Why do we generalise the definition of derivative as a linear transformation instead of as its associated matrix?

Question

The derivative of a function $f:\mathbb{R}^n \to \mathbb{R}^m$ at a point $a \in \mathbb{R}^n$ is defined as a linear transformation $T:\mathbb{R}^n \to \mathbb{R}^m$; the one that gives the best linear aporoximation to the function at that point. However, to me it seems more accurate to define it as its associated matrix, because otherwise we have two different definitions for the derivative of a differentiable function $f:\mathbb{R} \to \mathbb{R}$ at $a \in \mathbb{R}$.
Take for instance $f(x)=x^2$, what is the derivative of $f$ at $a$? Is it $2a$ or is it the linear functional that takes $x$ to $2ax$? Those are two different objects that live in two different spaces

Answer 1

Those may be to different objects, but the spaces (namely $\mathbf R$ and $L(\mathbf R, \mathbf R)$) are isomorphic.
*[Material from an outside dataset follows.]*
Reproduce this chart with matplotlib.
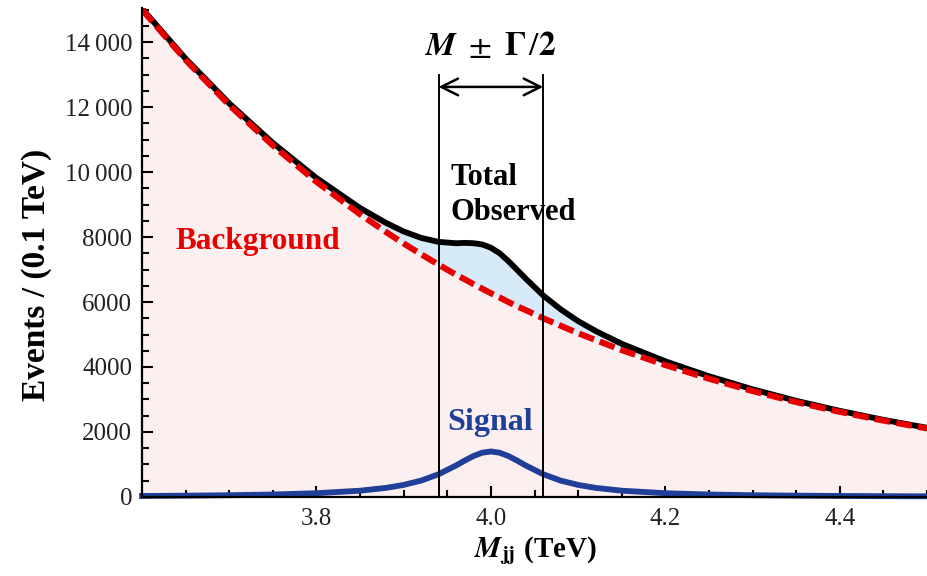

By the way, sticking to the matrices doesn't solve the problem, as then we have (sticking to your example) the number $2a \in \mathbf R$ and the map $\{1\} \times \{1\} \to \mathbf R$ (matrices are maps), which maps $(1,1)$ to $2a$. As thankfully, $$ \mathbf R \cong \mathbf R^{1 \times 1} \cong L(\mathbf R, \mathbf R)$$ we do not have a problem.

Sticking to the linear map has the advantage that we can easily generalize that to (e.g. infinite-dimensional) vector spaces that do not come with a canonical choice of a basis, so linear maps cannot be described by a canonical associated matrix.